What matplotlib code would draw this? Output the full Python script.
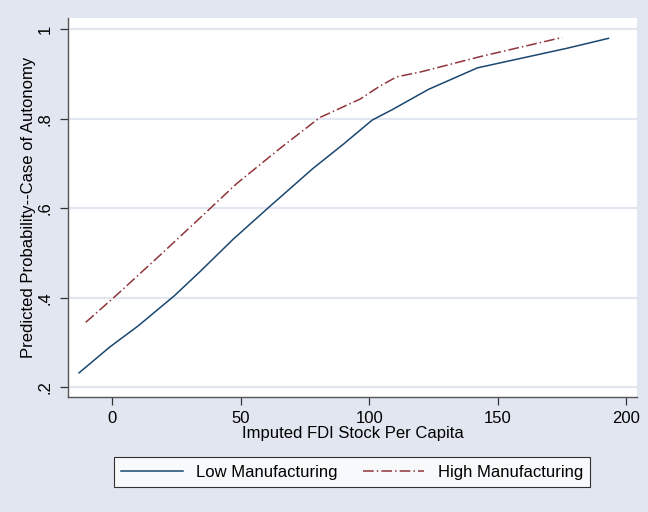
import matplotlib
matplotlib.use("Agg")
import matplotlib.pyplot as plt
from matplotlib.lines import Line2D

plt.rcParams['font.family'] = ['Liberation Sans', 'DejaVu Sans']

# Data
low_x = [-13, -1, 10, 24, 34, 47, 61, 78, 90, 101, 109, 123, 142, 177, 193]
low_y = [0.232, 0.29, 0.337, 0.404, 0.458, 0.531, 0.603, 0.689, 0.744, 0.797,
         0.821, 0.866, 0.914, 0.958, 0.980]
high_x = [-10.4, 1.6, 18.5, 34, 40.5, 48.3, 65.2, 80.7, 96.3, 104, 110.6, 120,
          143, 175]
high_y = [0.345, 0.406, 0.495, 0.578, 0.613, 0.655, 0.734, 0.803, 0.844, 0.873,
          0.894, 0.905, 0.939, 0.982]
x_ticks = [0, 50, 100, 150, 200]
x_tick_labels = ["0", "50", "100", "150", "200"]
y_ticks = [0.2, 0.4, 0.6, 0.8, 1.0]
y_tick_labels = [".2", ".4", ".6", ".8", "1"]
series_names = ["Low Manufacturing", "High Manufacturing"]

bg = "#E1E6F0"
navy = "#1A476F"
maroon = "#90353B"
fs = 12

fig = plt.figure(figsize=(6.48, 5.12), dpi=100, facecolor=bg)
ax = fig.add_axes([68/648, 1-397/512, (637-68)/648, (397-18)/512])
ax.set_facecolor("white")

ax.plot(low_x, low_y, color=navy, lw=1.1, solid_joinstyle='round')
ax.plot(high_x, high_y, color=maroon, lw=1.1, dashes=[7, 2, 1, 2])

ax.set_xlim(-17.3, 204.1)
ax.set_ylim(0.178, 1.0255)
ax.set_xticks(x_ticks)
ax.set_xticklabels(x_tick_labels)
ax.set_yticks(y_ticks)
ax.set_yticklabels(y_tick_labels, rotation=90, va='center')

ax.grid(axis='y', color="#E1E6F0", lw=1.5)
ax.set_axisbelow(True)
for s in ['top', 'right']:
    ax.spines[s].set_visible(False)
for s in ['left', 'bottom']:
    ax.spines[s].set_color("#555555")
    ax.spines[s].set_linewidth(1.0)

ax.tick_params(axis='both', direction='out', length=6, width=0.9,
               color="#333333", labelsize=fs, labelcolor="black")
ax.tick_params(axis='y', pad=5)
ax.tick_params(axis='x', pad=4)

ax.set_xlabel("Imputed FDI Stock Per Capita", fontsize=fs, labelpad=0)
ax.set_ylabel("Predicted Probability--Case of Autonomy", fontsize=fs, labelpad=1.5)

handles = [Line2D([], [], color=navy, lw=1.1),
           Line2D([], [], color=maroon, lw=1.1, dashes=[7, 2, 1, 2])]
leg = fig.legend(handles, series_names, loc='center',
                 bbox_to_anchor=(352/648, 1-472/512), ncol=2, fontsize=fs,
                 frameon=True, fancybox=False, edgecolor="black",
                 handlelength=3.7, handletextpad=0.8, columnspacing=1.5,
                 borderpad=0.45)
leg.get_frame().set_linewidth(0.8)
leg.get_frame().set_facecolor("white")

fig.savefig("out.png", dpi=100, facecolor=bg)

===============

§ **The task**
Output exactly the span of lines from the top of the listing through the line holding "plt.rcParams['font.family'] = ['Liberation", and leave every picture out.

§ **Written reply**
What matplotlib code would draw this? Output the full Python script.
import matplotlib
matplotlib.use("Agg")
import matplotlib.pyplot as plt
from matplotlib.lines import Line2D

plt.rcParams['font.family'] = ['Liberation Sans', 'DejaVu Sans']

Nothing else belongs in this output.